Report how many lines contain "matplotlib", with no other words.

→ **Records for the exercise**

☆ ☆ ☆

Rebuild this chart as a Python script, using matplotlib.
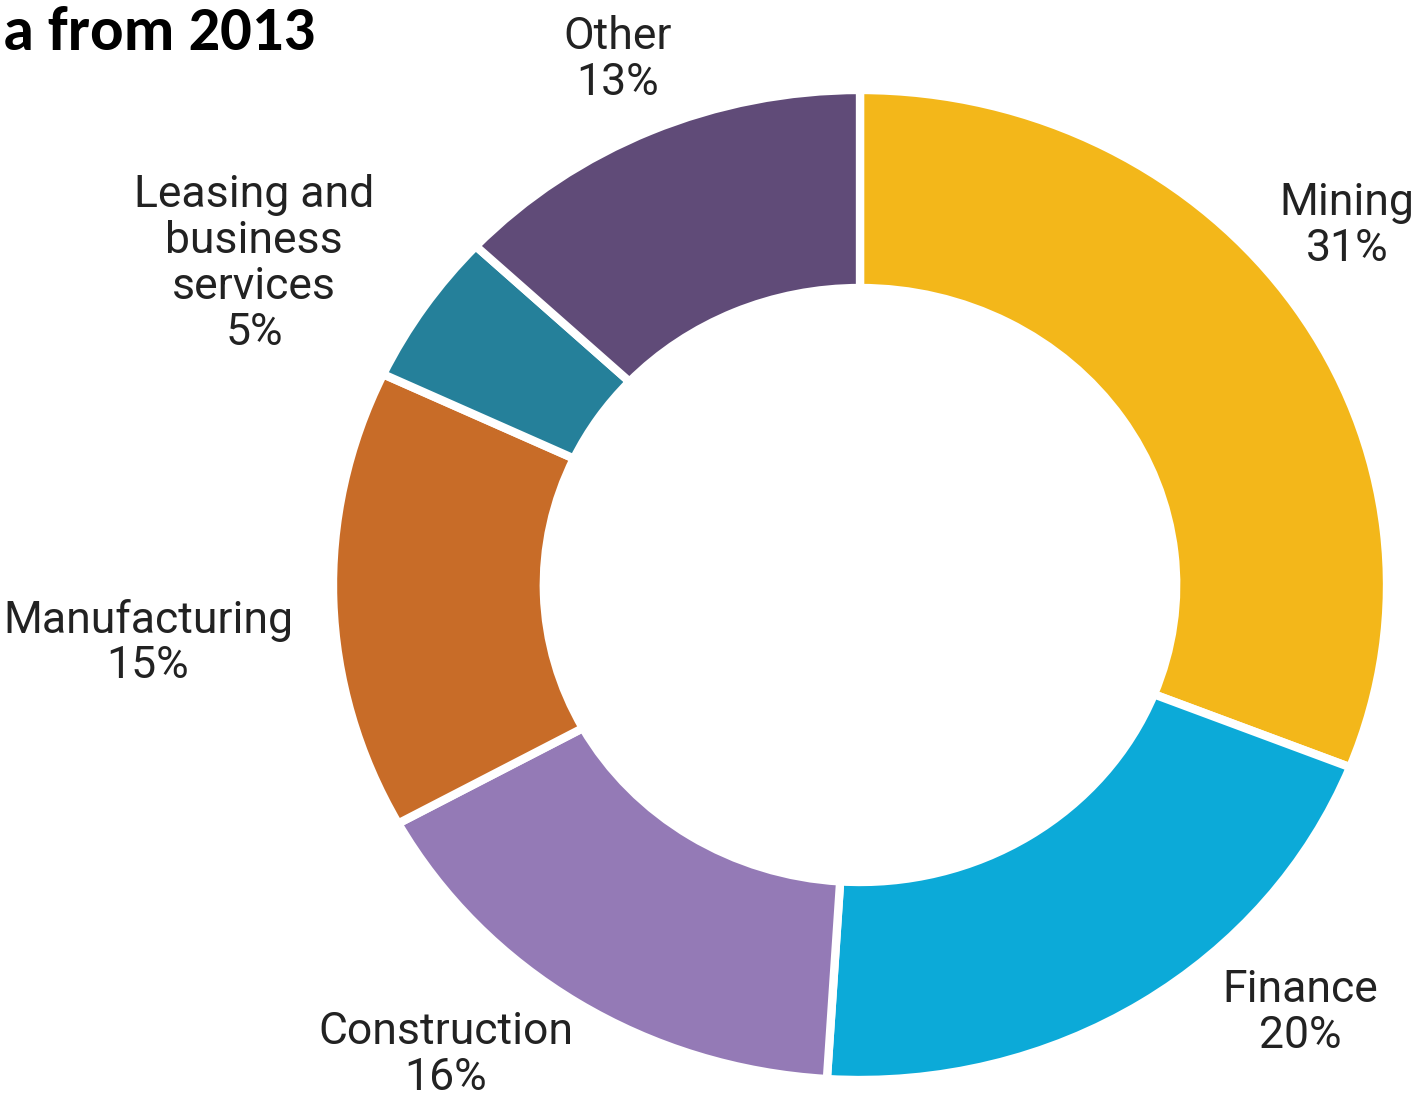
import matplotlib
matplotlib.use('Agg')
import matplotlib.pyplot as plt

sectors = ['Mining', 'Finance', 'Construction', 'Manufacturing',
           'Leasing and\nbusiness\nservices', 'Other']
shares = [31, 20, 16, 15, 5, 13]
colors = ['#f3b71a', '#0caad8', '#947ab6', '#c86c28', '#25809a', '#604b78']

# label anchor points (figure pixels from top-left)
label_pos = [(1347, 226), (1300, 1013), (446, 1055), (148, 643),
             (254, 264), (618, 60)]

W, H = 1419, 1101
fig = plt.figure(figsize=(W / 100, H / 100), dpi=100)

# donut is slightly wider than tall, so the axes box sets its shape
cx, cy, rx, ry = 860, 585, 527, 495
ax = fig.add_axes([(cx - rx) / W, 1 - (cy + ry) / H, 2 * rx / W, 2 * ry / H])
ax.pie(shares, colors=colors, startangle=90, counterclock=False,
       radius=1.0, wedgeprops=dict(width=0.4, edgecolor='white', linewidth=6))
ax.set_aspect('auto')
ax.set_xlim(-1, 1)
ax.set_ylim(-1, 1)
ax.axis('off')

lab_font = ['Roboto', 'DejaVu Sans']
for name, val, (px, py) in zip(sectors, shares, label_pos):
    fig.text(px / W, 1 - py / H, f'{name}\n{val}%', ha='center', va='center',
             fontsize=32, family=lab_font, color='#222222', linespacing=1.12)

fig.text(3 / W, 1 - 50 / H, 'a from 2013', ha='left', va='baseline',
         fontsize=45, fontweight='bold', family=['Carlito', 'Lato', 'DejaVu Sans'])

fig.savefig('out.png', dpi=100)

☆ ☆ ☆

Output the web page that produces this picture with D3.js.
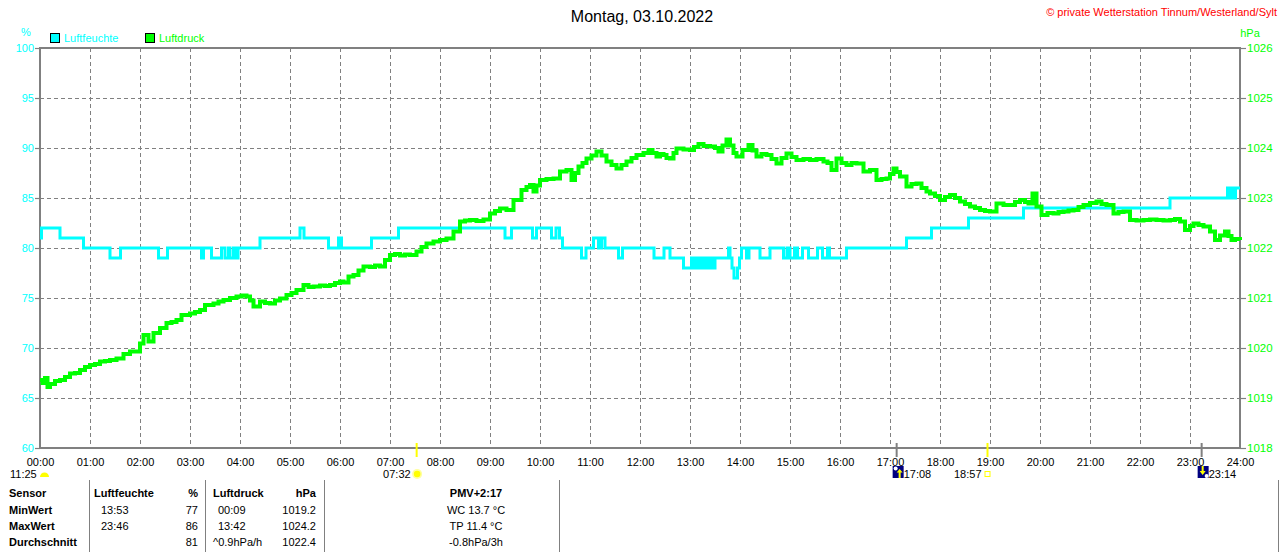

☆ ☆ ☆

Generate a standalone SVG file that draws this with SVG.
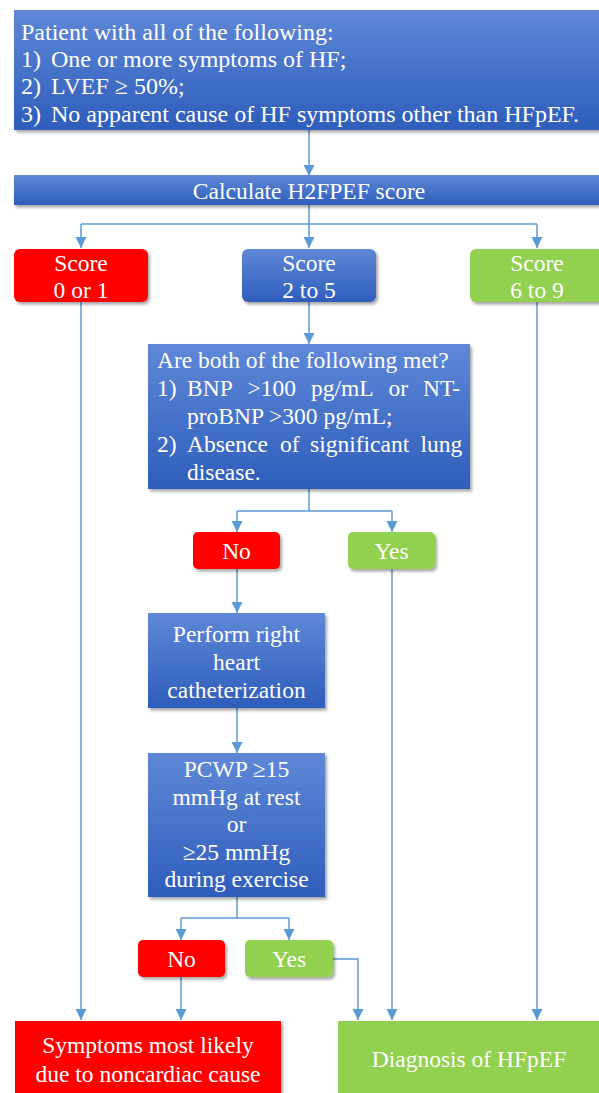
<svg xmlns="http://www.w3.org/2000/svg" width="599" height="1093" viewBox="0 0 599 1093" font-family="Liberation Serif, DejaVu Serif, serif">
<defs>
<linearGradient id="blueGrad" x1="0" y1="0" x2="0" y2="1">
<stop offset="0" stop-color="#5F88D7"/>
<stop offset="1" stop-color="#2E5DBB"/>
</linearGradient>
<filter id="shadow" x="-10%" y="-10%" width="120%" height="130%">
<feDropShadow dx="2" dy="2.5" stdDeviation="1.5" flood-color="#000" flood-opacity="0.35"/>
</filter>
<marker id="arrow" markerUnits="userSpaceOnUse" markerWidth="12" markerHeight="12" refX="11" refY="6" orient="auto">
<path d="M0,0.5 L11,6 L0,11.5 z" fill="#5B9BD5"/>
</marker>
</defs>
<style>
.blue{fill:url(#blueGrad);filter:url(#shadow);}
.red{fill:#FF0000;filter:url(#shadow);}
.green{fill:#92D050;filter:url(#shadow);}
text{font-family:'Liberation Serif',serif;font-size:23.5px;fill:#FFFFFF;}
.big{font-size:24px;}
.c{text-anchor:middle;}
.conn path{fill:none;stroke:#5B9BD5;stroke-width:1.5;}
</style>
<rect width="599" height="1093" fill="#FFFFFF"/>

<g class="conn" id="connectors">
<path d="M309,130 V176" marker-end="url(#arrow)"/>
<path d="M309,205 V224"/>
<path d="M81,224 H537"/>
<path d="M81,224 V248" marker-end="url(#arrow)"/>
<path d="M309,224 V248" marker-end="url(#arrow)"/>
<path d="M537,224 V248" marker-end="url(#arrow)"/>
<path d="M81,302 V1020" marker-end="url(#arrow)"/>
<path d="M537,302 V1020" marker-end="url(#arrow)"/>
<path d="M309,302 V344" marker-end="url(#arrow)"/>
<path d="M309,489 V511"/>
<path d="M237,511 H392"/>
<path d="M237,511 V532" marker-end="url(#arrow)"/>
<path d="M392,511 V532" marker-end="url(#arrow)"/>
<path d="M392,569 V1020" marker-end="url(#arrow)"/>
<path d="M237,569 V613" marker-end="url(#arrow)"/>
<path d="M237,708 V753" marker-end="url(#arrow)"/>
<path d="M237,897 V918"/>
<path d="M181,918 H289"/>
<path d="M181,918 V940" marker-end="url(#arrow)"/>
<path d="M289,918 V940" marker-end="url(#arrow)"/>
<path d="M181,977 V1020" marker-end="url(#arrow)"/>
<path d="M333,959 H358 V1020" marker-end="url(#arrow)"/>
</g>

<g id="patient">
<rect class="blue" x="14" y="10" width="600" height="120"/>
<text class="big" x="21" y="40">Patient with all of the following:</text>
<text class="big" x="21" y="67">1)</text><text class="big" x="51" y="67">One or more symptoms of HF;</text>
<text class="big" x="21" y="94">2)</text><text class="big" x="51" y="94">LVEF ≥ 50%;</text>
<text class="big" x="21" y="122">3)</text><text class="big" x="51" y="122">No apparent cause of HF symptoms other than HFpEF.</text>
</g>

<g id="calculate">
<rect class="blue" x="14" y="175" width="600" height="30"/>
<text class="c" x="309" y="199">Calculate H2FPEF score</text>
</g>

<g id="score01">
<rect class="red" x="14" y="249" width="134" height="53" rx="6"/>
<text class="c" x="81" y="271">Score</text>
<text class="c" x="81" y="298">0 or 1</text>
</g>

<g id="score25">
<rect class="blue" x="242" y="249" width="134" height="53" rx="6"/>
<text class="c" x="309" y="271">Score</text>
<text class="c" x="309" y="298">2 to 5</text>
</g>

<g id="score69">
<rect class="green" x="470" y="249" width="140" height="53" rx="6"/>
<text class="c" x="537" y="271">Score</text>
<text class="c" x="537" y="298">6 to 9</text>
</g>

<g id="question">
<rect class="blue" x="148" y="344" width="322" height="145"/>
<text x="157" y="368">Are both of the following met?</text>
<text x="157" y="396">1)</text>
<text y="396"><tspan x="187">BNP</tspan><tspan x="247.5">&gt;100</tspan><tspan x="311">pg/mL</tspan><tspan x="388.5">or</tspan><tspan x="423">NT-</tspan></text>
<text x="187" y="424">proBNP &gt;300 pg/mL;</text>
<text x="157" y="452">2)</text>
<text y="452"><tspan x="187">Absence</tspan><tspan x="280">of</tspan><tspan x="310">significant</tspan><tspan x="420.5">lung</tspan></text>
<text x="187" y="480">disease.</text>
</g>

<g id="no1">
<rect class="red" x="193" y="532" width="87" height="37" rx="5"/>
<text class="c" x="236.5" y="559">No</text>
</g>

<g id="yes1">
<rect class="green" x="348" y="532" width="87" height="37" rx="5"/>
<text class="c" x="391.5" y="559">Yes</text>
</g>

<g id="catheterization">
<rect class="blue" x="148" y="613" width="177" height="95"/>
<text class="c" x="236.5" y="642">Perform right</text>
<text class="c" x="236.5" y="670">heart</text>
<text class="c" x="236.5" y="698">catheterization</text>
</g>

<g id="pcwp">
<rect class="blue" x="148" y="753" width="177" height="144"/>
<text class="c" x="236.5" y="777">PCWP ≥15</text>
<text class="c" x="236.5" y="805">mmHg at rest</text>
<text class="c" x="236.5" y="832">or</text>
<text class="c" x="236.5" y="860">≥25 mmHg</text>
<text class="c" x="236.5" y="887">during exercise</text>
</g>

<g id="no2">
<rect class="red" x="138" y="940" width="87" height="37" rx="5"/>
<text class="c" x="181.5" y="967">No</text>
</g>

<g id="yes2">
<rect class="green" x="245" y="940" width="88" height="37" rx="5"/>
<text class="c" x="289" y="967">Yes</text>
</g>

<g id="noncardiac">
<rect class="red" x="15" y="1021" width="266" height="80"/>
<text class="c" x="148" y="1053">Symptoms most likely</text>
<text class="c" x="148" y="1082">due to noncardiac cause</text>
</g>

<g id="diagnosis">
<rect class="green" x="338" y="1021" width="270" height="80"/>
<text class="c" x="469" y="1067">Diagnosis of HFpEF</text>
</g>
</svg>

☆ ☆ ☆

→ **In response**
4